◆ **Instructions to follow**:
Leaving the pictures out, print the lines from the first line of the listing through the line containing "const axisTitle = 'Personen';", exactly as they read, and no others.

◆ **Material**:
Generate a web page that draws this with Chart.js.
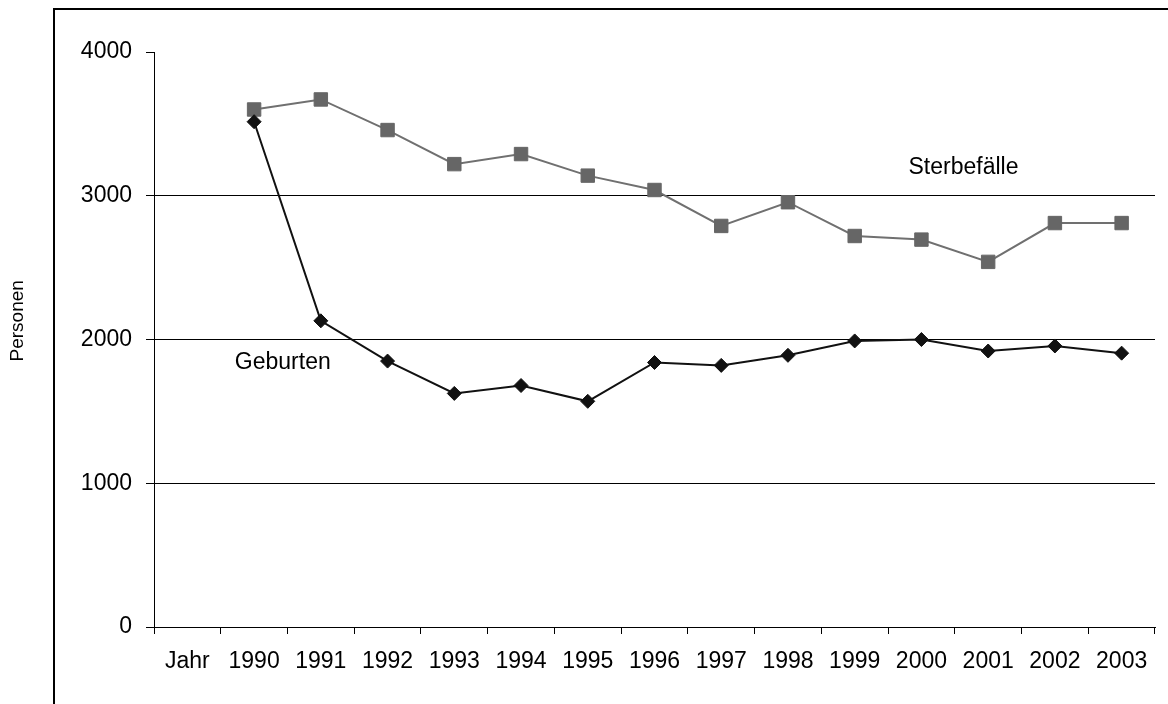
<!DOCTYPE html>
<html>
<head>
<meta charset="utf-8">
<script src="https://cdn.jsdelivr.net/npm/chart.js@4"></script>
<style>
  html, body { margin: 0; padding: 0; background: #fff; }
  canvas { display: block; }
</style>
</head>
<body>
<canvas id="c" width="1168" height="704"></canvas>
<script>
// ---- data ----
const categories = ['Jahr', '1990', '1991', '1992', '1993', '1994', '1995', '1996', '1997', '1998', '1999', '2000', '2001', '2002', '2003'];
const sterbefaelle = [null, 3600, 3670, 3457, 3220, 3290, 3140, 3040, 2790, 2955, 2720, 2695, 2540, 2810, 2810];
const geburten = [null, 3515, 2130, 1850, 1625, 1680, 1570, 1840, 1820, 1890, 1990, 2000, 1920, 1955, 1905];
const yTicks = [0, 1000, 2000, 3000, 4000];
const yTickLabels = ['0', '1000', '2000', '3000', '4000'];
const seriesNames = ['Geburten', 'Sterbefälle'];
const axisTitle = 'Personen';

// ---- styling / layout (not data) ----
const FONT = '"Liberation Sans", Arial, sans-serif';
const labelAnchors = [
  { text: seriesNames[1], idx: 11.63, val: 3193 },
  { text: seriesNames[0], idx: 1.43, val: 1837 }
];

const decorPlugin = {
  id: 'decor',
  beforeDraw(chart) {
    const ctx = chart.ctx;
    ctx.save();
    ctx.fillStyle = '#fff';
    ctx.fillRect(0, 0, chart.width, chart.height);
    ctx.strokeStyle = '#000';
    ctx.lineWidth = 2;
    ctx.strokeRect(54, 9, 3000, 3000);
    ctx.restore();
  },
  afterDraw(chart) {
    const ctx = chart.ctx;
    const xs = chart.scales.x, ys = chart.scales.y;
    ctx.save();
    ctx.fillStyle = '#000';
    ctx.font = '23px ' + FONT;
    ctx.textAlign = 'center';
    ctx.textBaseline = 'middle';
    labelAnchors.forEach(a => {
      ctx.fillText(a.text, xs.getPixelForValue(a.idx), ys.getPixelForValue(a.val));
    });
    // vertical axis title
    ctx.translate(18, ys.getPixelForValue(2130));
    ctx.rotate(-Math.PI / 2);
    ctx.font = '19px ' + FONT;
    ctx.fillText(axisTitle, 0, 0);
    ctx.restore();
  }
};

new Chart(document.getElementById('c'), {
  type: 'line',
  data: {
    labels: categories,
    datasets: [
      {
        label: seriesNames[0],
        data: geburten,
        borderColor: '#111',
        backgroundColor: '#111',
        borderWidth: 2,
        pointStyle: 'rectRot',
        pointRadius: 7,
        pointBorderWidth: 1,
        pointBackgroundColor: '#111',
        pointBorderColor: '#111',
        tension: 0
      },
      {
        label: seriesNames[1],
        data: sterbefaelle,
        borderColor: '#707070',
        backgroundColor: '#666',
        borderWidth: 2,
        pointStyle: 'rect',
        pointRadius: 9.5,
        pointBorderWidth: 1,
        pointBackgroundColor: '#666',
        pointBorderColor: '#666',
        tension: 0
      }
    ]
  },
  options: {
    responsive: false,
    devicePixelRatio: 1,
    animation: false,
    events: [],
    layout: { padding: { top: 52, right: 13, left: 0, bottom: 0 } },
    plugins: {
      legend: { display: false },
      tooltip: { enabled: false },
      title: { display: false }
    },
    scales: {
      x: {
        type: 'category',
        offset: true,
        grid: {
          offset: true,
          drawOnChartArea: false,
          drawTicks: true,
          tickLength: 7,
          tickColor: '#000',
          color: '#000'
        },
        border: { display: true, color: '#000', width: 1 },
        ticks: {
          color: '#000',
          font: { family: FONT, size: 23 },
          padding: 14,
          maxRotation: 0,
          autoSkip: false
        },
        afterFit(scale) { scale.height = 77; }
      },
      y: {
        min: 0,
        max: 4000,
        afterBuildTicks(scale) { scale.ticks = yTicks.map(v => ({ value: v })); },
        grid: {
          drawTicks: true,
          tickLength: 8,
          tickColor: '#000',
          color: (c) => (c.tick && (c.tick.value === 0 || c.tick.value === 4000)) ? 'rgba(0,0,0,0)' : '#000',
          lineWidth: 1
        },
        border: { display: true, color: '#000', width: 1 },
        ticks: {
          color: '#000',
          font: { family: FONT, size: 23 },
          padding: 14,
          callback: (v) => yTickLabels[yTicks.indexOf(v)]
        },
        afterFit(scale) { scale.width = 154; }
      }
    }
  },
  plugins: [decorPlugin]
});
</script>
</body>
</html>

◆ **Output of the task**:
Generate a web page that draws this with Chart.js.
<!DOCTYPE html>
<html>
<head>
<meta charset="utf-8">
<script src="https://cdn.jsdelivr.net/npm/chart.js@4"></script>
<style>
  html, body { margin: 0; padding: 0; background: #fff; }
  canvas { display: block; }
</style>
</head>
<body>
<canvas id="c" width="1168" height="704"></canvas>
<script>
// ---- data ----
const categories = ['Jahr', '1990', '1991', '1992', '1993', '1994', '1995', '1996', '1997', '1998', '1999', '2000', '2001', '2002', '2003'];
const sterbefaelle = [null, 3600, 3670, 3457, 3220, 3290, 3140, 3040, 2790, 2955, 2720, 2695, 2540, 2810, 2810];
const geburten = [null, 3515, 2130, 1850, 1625, 1680, 1570, 1840, 1820, 1890, 1990, 2000, 1920, 1955, 1905];
const yTicks = [0, 1000, 2000, 3000, 4000];
const yTickLabels = ['0', '1000', '2000', '3000', '4000'];
const seriesNames = ['Geburten', 'Sterbefälle'];
const axisTitle = 'Personen';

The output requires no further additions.